Task objective
Return all of the data exactly as written, without the pictures.
— START Data block —
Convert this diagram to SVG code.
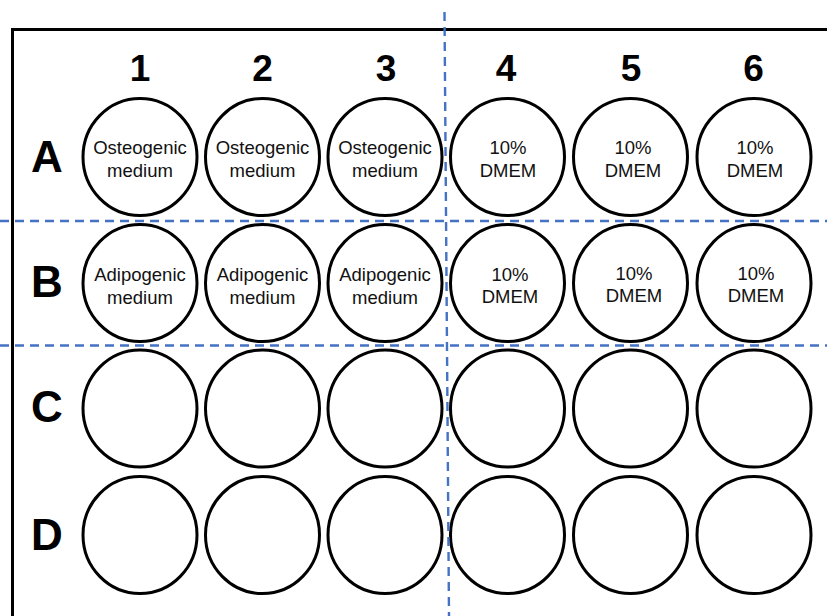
<svg xmlns="http://www.w3.org/2000/svg" width="827" height="616" viewBox="0 0 827 616">
<style>
.well{fill:#fff;stroke:#000;stroke-width:3}
.lbl{font-family:"Liberation Sans",Arial,sans-serif;font-size:18.5px;fill:#111;text-anchor:middle}
.col{font-family:"Liberation Sans",Arial,sans-serif;font-size:37px;font-weight:bold;fill:#000;text-anchor:middle}
.row{font-family:"Liberation Sans",Arial,sans-serif;font-size:44px;font-weight:bold;fill:#000;text-anchor:middle}
.div{stroke:#4472C4;stroke-width:2.4;stroke-dasharray:9 6;fill:none}
</style>
<rect width="827" height="616" fill="#fff"/>
<g id="plate"><rect x="12.5" y="29.5" width="830" height="600" fill="none" stroke="#000" stroke-width="3"/></g>
<g id="col-labels">
<text class="col" x="140" y="81">1</text>
<text class="col" x="262.5" y="81">2</text>
<text class="col" x="386" y="81">3</text>
<text class="col" x="506" y="81">4</text>
<text class="col" x="631" y="81">5</text>
<text class="col" x="753.5" y="81">6</text>
</g>
<g id="row-labels">
<text class="row" x="47" y="172">A</text>
<text class="row" x="47" y="296.5">B</text>
<text class="row" x="47" y="422">C</text>
<text class="row" x="47" y="550">D</text>
</g>
<g id="A1"><ellipse class="well" cx="140" cy="157" rx="57" ry="58.5"/><text class="lbl" x="140" y="154">Osteogenic</text><text class="lbl" x="140" y="177">medium</text></g>
<g id="A2"><ellipse class="well" cx="262.5" cy="157" rx="57" ry="58.5"/><text class="lbl" x="262.5" y="154">Osteogenic</text><text class="lbl" x="262.5" y="177">medium</text></g>
<g id="A3"><ellipse class="well" cx="385" cy="157" rx="57" ry="58.5"/><text class="lbl" x="385" y="154">Osteogenic</text><text class="lbl" x="385" y="177">medium</text></g>
<g id="A4"><ellipse class="well" cx="507.5" cy="157" rx="57" ry="58.5"/><text class="lbl" x="508" y="154">10%</text><text class="lbl" x="508" y="177">DMEM</text></g>
<g id="A5"><ellipse class="well" cx="630.5" cy="157" rx="57" ry="58.5"/><text class="lbl" x="633" y="154">10%</text><text class="lbl" x="633" y="177">DMEM</text></g>
<g id="A6"><ellipse class="well" cx="754" cy="157" rx="57" ry="58.5"/><text class="lbl" x="755" y="154">10%</text><text class="lbl" x="755" y="177">DMEM</text></g>
<g id="B1"><ellipse class="well" cx="140" cy="283" rx="57" ry="58.5"/><text class="lbl" x="140" y="281">Adipogenic</text><text class="lbl" x="140" y="304">medium</text></g>
<g id="B2"><ellipse class="well" cx="262.5" cy="283" rx="57" ry="58.5"/><text class="lbl" x="262.5" y="281">Adipogenic</text><text class="lbl" x="262.5" y="304">medium</text></g>
<g id="B3"><ellipse class="well" cx="385" cy="283" rx="57" ry="58.5"/><text class="lbl" x="385" y="281">Adipogenic</text><text class="lbl" x="385" y="304">medium</text></g>
<g id="B4"><ellipse class="well" cx="507.5" cy="283" rx="57" ry="58.5"/><text class="lbl" x="510" y="281">10%</text><text class="lbl" x="510" y="303">DMEM</text></g>
<g id="B5"><ellipse class="well" cx="630.5" cy="283" rx="57" ry="58.5"/><text class="lbl" x="634" y="279.5">10%</text><text class="lbl" x="634" y="301.5">DMEM</text></g>
<g id="B6"><ellipse class="well" cx="754" cy="283" rx="57" ry="58.5"/><text class="lbl" x="756" y="279.5">10%</text><text class="lbl" x="756" y="301.5">DMEM</text></g>
<g id="C1"><ellipse class="well" cx="140" cy="408.5" rx="57" ry="58.5"/></g>
<g id="C2"><ellipse class="well" cx="262.5" cy="408.5" rx="57" ry="58.5"/></g>
<g id="C3"><ellipse class="well" cx="385" cy="408.5" rx="57" ry="58.5"/></g>
<g id="C4"><ellipse class="well" cx="507.5" cy="408.5" rx="57" ry="58.5"/></g>
<g id="C5"><ellipse class="well" cx="630.5" cy="408.5" rx="57" ry="58.5"/></g>
<g id="C6"><ellipse class="well" cx="754" cy="408.5" rx="57" ry="58.5"/></g>
<g id="D1"><ellipse class="well" cx="140" cy="535" rx="57" ry="58.5"/></g>
<g id="D2"><ellipse class="well" cx="262.5" cy="535" rx="57" ry="58.5"/></g>
<g id="D3"><ellipse class="well" cx="385" cy="535" rx="57" ry="58.5"/></g>
<g id="D4"><ellipse class="well" cx="507.5" cy="535" rx="57" ry="58.5"/></g>
<g id="D5"><ellipse class="well" cx="630.5" cy="535" rx="57" ry="58.5"/></g>
<g id="D6"><ellipse class="well" cx="754" cy="535" rx="57" ry="58.5"/></g>
<g id="dividers">
<line class="div" x1="0" y1="221" x2="827" y2="221"/>
<line class="div" x1="0" y1="345.5" x2="827" y2="345.5"/>
<line class="div" x1="444.5" y1="12" x2="449" y2="616"/>
</g>
</svg>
— END Data block —
Correct result
Convert this diagram to SVG code.
<svg xmlns="http://www.w3.org/2000/svg" width="827" height="616" viewBox="0 0 827 616">
<style>
.well{fill:#fff;stroke:#000;stroke-width:3}
.lbl{font-family:"Liberation Sans",Arial,sans-serif;font-size:18.5px;fill:#111;text-anchor:middle}
.col{font-family:"Liberation Sans",Arial,sans-serif;font-size:37px;font-weight:bold;fill:#000;text-anchor:middle}
.row{font-family:"Liberation Sans",Arial,sans-serif;font-size:44px;font-weight:bold;fill:#000;text-anchor:middle}
.div{stroke:#4472C4;stroke-width:2.4;stroke-dasharray:9 6;fill:none}
</style>
<rect width="827" height="616" fill="#fff"/>
<g id="plate"><rect x="12.5" y="29.5" width="830" height="600" fill="none" stroke="#000" stroke-width="3"/></g>
<g id="col-labels">
<text class="col" x="140" y="81">1</text>
<text class="col" x="262.5" y="81">2</text>
<text class="col" x="386" y="81">3</text>
<text class="col" x="506" y="81">4</text>
<text class="col" x="631" y="81">5</text>
<text class="col" x="753.5" y="81">6</text>
</g>
<g id="row-labels">
<text class="row" x="47" y="172">A</text>
<text class="row" x="47" y="296.5">B</text>
<text class="row" x="47" y="422">C</text>
<text class="row" x="47" y="550">D</text>
</g>
<g id="A1"><ellipse class="well" cx="140" cy="157" rx="57" ry="58.5"/><text class="lbl" x="140" y="154">Osteogenic</text><text class="lbl" x="140" y="177">medium</text></g>
<g id="A2"><ellipse class="well" cx="262.5" cy="157" rx="57" ry="58.5"/><text class="lbl" x="262.5" y="154">Osteogenic</text><text class="lbl" x="262.5" y="177">medium</text></g>
<g id="A3"><ellipse class="well" cx="385" cy="157" rx="57" ry="58.5"/><text class="lbl" x="385" y="154">Osteogenic</text><text class="lbl" x="385" y="177">medium</text></g>
<g id="A4"><ellipse class="well" cx="507.5" cy="157" rx="57" ry="58.5"/><text class="lbl" x="508" y="154">10%</text><text class="lbl" x="508" y="177">DMEM</text></g>
<g id="A5"><ellipse class="well" cx="630.5" cy="157" rx="57" ry="58.5"/><text class="lbl" x="633" y="154">10%</text><text class="lbl" x="633" y="177">DMEM</text></g>
<g id="A6"><ellipse class="well" cx="754" cy="157" rx="57" ry="58.5"/><text class="lbl" x="755" y="154">10%</text><text class="lbl" x="755" y="177">DMEM</text></g>
<g id="B1"><ellipse class="well" cx="140" cy="283" rx="57" ry="58.5"/><text class="lbl" x="140" y="281">Adipogenic</text><text class="lbl" x="140" y="304">medium</text></g>
<g id="B2"><ellipse class="well" cx="262.5" cy="283" rx="57" ry="58.5"/><text class="lbl" x="262.5" y="281">Adipogenic</text><text class="lbl" x="262.5" y="304">medium</text></g>
<g id="B3"><ellipse class="well" cx="385" cy="283" rx="57" ry="58.5"/><text class="lbl" x="385" y="281">Adipogenic</text><text class="lbl" x="385" y="304">medium</text></g>
<g id="B4"><ellipse class="well" cx="507.5" cy="283" rx="57" ry="58.5"/><text class="lbl" x="510" y="281">10%</text><text class="lbl" x="510" y="303">DMEM</text></g>
<g id="B5"><ellipse class="well" cx="630.5" cy="283" rx="57" ry="58.5"/><text class="lbl" x="634" y="279.5">10%</text><text class="lbl" x="634" y="301.5">DMEM</text></g>
<g id="B6"><ellipse class="well" cx="754" cy="283" rx="57" ry="58.5"/><text class="lbl" x="756" y="279.5">10%</text><text class="lbl" x="756" y="301.5">DMEM</text></g>
<g id="C1"><ellipse class="well" cx="140" cy="408.5" rx="57" ry="58.5"/></g>
<g id="C2"><ellipse class="well" cx="262.5" cy="408.5" rx="57" ry="58.5"/></g>
<g id="C3"><ellipse class="well" cx="385" cy="408.5" rx="57" ry="58.5"/></g>
<g id="C4"><ellipse class="well" cx="507.5" cy="408.5" rx="57" ry="58.5"/></g>
<g id="C5"><ellipse class="well" cx="630.5" cy="408.5" rx="57" ry="58.5"/></g>
<g id="C6"><ellipse class="well" cx="754" cy="408.5" rx="57" ry="58.5"/></g>
<g id="D1"><ellipse class="well" cx="140" cy="535" rx="57" ry="58.5"/></g>
<g id="D2"><ellipse class="well" cx="262.5" cy="535" rx="57" ry="58.5"/></g>
<g id="D3"><ellipse class="well" cx="385" cy="535" rx="57" ry="58.5"/></g>
<g id="D4"><ellipse class="well" cx="507.5" cy="535" rx="57" ry="58.5"/></g>
<g id="D5"><ellipse class="well" cx="630.5" cy="535" rx="57" ry="58.5"/></g>
<g id="D6"><ellipse class="well" cx="754" cy="535" rx="57" ry="58.5"/></g>
<g id="dividers">
<line class="div" x1="0" y1="221" x2="827" y2="221"/>
<line class="div" x1="0" y1="345.5" x2="827" y2="345.5"/>
<line class="div" x1="444.5" y1="12" x2="449" y2="616"/>
</g>
</svg>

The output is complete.